>> start Entries

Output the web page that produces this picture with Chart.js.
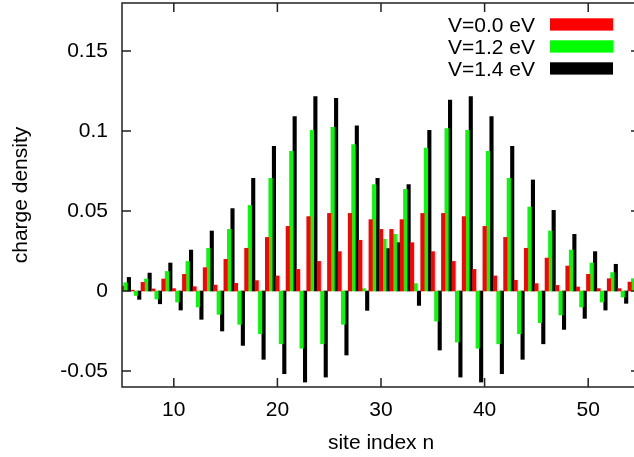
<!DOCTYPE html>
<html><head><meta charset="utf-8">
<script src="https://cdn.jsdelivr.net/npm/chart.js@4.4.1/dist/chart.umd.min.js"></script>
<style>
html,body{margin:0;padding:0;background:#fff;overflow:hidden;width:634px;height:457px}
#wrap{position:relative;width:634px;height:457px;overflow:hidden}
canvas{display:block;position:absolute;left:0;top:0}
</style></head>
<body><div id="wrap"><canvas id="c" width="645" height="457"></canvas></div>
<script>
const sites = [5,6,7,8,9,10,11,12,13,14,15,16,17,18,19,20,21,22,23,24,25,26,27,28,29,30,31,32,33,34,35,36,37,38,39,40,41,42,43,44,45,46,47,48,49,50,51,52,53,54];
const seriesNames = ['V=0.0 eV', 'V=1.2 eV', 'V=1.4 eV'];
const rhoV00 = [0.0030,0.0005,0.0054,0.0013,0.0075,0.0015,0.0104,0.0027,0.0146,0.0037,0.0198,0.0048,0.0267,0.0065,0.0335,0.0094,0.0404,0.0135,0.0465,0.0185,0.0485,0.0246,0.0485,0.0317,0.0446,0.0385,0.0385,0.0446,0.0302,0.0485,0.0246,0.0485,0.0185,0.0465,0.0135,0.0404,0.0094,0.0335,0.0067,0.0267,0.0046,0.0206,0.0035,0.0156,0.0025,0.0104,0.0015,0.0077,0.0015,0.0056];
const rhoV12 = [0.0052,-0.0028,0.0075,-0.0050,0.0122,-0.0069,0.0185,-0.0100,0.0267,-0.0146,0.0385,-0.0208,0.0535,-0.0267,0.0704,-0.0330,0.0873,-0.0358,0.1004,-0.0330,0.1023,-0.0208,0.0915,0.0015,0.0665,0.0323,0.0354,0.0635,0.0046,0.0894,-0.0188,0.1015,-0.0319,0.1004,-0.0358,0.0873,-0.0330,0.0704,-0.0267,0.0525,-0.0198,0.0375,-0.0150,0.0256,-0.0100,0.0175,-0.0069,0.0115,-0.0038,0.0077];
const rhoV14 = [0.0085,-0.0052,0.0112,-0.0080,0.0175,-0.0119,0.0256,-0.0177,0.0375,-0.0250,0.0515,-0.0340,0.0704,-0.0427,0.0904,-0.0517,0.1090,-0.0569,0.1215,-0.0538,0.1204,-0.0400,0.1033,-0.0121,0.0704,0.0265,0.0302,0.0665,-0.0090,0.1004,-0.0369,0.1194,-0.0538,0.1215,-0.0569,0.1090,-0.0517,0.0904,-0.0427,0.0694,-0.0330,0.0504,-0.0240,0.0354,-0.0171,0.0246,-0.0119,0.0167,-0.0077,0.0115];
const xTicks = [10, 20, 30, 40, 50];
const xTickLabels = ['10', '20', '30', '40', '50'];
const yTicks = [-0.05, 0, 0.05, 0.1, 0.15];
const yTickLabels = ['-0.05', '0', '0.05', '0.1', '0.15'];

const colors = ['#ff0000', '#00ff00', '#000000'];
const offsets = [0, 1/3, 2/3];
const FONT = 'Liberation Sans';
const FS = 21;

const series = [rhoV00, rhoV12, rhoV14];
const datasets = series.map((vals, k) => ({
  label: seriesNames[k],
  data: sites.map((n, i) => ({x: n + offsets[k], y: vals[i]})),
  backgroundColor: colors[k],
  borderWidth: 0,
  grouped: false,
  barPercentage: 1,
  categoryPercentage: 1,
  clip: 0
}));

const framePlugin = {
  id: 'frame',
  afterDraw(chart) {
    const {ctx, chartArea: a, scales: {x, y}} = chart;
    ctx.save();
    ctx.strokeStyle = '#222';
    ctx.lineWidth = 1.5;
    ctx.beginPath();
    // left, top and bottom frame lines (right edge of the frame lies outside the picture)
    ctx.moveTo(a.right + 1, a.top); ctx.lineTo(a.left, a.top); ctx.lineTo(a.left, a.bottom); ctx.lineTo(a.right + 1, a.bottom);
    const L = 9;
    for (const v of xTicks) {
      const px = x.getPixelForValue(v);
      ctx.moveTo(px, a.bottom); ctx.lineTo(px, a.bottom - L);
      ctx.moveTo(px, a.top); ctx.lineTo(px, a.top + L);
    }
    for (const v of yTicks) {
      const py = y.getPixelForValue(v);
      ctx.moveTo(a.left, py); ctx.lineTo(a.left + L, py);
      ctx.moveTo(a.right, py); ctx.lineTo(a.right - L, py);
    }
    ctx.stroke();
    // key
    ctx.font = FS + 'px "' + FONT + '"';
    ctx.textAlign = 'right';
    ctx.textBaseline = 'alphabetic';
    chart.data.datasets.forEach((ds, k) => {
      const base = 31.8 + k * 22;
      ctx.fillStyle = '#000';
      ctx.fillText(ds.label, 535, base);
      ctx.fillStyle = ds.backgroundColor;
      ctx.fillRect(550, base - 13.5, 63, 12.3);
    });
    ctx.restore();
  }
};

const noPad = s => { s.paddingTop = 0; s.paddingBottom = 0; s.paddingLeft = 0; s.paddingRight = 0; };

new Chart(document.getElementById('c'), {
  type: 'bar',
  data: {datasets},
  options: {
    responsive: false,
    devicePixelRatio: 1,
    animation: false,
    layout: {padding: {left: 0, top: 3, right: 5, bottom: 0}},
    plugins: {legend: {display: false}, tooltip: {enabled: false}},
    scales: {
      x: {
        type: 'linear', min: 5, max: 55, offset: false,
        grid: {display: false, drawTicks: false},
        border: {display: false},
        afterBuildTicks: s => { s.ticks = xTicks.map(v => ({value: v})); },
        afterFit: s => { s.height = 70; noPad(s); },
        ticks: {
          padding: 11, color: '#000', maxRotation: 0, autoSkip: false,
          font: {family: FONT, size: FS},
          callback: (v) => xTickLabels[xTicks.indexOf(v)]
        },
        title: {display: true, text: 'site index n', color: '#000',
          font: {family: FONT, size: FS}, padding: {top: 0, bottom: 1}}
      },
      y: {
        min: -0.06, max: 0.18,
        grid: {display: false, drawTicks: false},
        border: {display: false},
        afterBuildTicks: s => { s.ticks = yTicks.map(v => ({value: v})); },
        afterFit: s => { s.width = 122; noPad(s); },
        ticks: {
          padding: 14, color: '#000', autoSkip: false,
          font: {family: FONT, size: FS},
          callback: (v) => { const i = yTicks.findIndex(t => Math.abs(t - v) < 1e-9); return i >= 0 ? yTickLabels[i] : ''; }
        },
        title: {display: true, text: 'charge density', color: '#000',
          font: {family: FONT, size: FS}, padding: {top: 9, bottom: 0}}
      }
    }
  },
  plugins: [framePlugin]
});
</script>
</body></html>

>> end Entries
>> start Entries

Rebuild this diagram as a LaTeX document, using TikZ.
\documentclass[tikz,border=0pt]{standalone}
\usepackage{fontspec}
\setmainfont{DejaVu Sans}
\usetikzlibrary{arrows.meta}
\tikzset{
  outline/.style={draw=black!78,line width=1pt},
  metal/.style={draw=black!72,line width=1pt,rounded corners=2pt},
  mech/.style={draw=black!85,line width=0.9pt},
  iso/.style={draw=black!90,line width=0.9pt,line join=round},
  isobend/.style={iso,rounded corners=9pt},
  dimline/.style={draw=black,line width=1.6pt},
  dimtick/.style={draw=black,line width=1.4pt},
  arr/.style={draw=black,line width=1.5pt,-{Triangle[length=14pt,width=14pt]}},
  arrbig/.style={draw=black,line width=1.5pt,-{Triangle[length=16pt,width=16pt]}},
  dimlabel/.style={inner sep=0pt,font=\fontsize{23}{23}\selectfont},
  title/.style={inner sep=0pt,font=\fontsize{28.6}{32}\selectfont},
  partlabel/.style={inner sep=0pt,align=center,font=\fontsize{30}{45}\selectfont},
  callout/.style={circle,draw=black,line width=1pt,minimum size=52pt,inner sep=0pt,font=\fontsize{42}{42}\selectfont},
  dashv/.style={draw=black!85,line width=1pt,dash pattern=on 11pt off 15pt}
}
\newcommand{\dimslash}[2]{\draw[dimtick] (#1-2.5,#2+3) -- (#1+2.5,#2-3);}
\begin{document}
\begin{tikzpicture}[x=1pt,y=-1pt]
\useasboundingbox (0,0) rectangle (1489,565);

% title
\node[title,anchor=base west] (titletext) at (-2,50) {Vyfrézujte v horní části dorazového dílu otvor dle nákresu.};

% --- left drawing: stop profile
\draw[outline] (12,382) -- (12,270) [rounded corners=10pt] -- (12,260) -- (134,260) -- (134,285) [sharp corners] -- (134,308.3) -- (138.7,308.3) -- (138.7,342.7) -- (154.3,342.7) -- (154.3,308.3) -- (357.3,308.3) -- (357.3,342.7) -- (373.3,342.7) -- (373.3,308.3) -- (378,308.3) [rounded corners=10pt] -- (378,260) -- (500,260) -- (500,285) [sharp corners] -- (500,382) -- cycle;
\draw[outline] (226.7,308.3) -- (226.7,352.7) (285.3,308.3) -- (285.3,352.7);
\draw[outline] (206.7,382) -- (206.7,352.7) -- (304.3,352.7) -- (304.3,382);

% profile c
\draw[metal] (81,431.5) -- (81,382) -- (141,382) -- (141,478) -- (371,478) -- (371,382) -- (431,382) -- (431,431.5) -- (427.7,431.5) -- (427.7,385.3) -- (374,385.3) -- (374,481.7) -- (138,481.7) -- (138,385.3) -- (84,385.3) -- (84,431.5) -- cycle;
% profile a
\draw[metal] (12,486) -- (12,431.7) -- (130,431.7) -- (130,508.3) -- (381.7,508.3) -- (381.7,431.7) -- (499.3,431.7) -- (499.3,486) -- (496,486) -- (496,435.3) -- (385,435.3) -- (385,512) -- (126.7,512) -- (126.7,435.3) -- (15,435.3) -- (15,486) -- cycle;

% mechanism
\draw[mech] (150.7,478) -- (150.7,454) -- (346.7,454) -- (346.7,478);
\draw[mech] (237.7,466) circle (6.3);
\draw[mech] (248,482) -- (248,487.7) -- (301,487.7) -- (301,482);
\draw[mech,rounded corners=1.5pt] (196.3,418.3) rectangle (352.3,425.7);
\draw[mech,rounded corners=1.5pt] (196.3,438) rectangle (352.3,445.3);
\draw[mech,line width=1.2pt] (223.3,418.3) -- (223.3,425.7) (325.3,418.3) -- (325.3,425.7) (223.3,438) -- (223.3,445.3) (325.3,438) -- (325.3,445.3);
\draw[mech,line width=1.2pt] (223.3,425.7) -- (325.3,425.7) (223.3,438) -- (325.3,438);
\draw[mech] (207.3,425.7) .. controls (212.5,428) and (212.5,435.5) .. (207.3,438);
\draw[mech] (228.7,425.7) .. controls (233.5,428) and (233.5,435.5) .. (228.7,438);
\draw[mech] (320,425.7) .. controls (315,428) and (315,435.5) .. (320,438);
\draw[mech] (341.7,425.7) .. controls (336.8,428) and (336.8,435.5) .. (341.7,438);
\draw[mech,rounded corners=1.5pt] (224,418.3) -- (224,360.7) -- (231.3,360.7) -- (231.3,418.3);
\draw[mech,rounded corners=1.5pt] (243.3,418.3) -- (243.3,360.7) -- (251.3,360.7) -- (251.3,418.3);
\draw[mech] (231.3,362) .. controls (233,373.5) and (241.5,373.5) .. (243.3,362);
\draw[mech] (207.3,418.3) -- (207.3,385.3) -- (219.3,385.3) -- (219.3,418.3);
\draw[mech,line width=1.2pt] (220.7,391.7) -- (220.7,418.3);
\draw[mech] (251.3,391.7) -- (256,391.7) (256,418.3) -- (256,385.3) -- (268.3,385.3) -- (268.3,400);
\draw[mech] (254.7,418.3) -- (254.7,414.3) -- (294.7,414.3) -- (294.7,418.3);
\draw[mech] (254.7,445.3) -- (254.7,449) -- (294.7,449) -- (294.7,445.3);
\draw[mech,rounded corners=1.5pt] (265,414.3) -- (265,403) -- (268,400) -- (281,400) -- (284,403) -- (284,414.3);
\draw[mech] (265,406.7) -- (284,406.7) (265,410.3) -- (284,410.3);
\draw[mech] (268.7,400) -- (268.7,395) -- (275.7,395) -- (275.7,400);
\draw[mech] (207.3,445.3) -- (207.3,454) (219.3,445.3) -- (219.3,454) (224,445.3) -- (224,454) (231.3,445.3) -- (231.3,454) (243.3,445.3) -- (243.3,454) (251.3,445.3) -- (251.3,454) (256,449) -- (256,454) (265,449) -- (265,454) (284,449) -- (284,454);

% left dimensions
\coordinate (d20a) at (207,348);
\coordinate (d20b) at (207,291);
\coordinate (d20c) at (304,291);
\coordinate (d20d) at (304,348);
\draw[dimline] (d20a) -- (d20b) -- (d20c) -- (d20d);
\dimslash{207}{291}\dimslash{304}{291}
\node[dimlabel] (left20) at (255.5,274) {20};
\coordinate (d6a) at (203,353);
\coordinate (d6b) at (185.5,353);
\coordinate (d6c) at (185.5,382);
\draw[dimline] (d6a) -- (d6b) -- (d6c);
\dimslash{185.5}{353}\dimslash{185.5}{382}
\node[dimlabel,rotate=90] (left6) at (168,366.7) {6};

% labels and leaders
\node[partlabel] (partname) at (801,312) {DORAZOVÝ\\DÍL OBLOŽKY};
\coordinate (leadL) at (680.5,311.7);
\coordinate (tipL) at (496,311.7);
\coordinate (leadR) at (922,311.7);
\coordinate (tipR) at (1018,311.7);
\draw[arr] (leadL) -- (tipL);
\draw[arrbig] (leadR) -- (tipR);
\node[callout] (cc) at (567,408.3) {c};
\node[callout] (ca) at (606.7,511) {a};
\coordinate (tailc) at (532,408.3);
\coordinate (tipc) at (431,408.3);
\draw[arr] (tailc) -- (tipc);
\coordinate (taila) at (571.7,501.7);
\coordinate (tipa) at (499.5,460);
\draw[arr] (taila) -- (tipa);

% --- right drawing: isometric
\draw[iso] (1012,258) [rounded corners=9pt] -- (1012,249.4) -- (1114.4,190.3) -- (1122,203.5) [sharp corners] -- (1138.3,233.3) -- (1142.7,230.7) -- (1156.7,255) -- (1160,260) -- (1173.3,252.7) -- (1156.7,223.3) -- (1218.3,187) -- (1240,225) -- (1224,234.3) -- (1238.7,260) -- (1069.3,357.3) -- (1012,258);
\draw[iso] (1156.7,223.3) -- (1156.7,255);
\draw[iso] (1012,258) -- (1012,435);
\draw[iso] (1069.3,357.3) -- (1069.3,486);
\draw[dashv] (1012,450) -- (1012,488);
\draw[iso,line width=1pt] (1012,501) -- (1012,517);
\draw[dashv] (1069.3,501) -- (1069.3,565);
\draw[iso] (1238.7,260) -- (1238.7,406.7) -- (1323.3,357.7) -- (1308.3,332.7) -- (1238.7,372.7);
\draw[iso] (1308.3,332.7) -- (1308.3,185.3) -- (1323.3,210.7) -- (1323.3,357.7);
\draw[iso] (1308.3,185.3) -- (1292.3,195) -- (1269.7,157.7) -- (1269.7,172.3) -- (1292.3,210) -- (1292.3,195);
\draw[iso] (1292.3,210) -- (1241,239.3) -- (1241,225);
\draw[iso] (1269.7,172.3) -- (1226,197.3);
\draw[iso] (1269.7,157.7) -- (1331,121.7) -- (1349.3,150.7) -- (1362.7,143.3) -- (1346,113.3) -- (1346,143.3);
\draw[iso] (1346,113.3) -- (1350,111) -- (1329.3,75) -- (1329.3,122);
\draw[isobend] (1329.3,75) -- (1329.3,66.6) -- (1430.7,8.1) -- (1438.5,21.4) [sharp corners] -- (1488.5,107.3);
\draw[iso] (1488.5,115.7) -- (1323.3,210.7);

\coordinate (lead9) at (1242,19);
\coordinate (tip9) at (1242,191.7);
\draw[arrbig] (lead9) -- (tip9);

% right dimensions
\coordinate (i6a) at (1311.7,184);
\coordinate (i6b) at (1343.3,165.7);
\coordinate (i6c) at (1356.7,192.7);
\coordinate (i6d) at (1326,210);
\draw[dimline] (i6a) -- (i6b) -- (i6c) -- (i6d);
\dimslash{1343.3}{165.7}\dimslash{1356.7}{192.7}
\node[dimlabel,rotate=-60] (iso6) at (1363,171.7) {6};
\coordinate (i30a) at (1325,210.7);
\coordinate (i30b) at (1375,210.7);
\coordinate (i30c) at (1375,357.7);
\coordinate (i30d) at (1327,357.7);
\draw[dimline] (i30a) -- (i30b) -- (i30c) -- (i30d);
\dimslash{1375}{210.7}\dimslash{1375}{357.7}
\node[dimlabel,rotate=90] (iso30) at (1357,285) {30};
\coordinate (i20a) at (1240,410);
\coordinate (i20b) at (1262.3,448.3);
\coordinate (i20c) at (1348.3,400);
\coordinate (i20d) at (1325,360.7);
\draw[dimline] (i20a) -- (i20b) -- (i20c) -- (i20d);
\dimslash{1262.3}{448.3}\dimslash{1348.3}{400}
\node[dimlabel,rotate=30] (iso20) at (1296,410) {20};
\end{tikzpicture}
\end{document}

>> end Entries
>> start Entries

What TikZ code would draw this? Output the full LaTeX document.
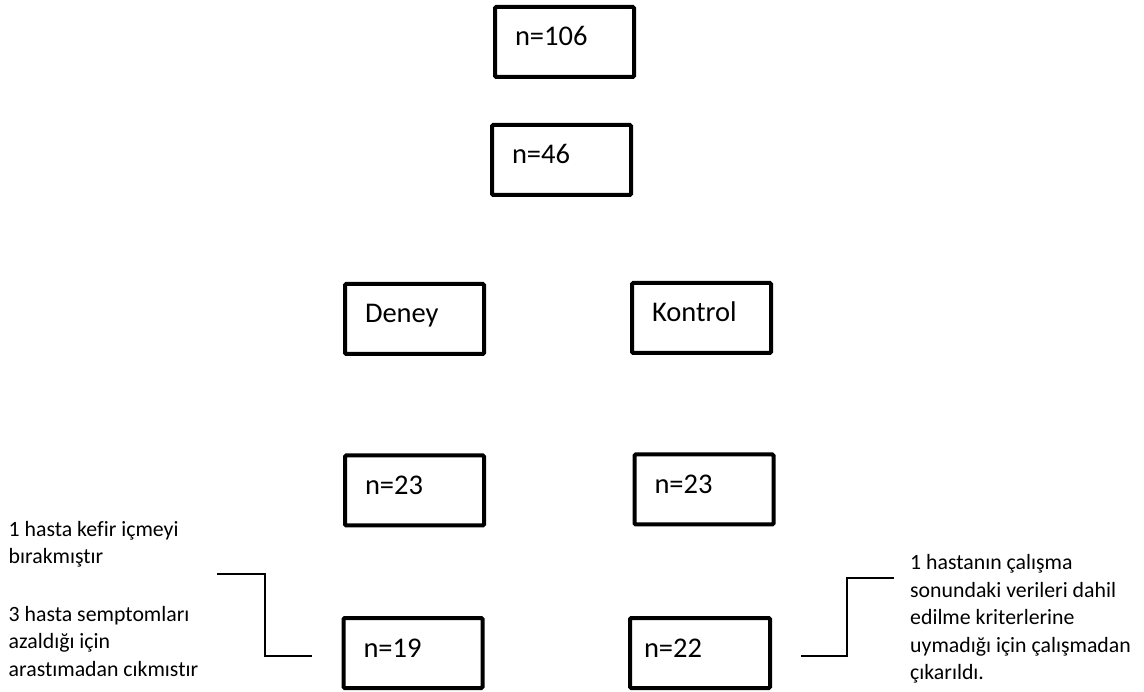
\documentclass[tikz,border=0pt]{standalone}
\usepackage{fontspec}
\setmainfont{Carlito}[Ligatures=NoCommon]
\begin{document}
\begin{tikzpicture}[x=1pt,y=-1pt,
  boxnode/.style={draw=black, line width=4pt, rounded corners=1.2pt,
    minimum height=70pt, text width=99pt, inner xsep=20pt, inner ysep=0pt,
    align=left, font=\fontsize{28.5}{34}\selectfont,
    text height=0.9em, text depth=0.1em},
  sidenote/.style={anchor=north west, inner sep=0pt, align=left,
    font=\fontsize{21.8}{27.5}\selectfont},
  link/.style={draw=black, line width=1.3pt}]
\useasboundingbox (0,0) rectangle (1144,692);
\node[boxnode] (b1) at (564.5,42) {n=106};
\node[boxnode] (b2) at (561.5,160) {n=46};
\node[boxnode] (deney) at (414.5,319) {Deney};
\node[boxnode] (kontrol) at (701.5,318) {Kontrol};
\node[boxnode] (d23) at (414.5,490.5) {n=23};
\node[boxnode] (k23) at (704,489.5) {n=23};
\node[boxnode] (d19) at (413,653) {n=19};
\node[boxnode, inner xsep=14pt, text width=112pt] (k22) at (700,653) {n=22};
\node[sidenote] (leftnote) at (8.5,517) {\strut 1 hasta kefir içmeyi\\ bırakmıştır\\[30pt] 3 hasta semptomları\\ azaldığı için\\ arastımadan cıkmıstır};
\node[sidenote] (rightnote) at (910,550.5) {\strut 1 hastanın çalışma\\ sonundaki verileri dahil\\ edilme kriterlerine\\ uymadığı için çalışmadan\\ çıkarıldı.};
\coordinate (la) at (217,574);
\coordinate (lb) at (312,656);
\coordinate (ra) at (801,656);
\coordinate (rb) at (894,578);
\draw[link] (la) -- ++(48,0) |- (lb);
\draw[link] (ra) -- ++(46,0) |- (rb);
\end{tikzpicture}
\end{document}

>> end Entries

# Your objective
Say, as a single number and nothing more, how many lines of the entries contain the word "this".

# Task answer
3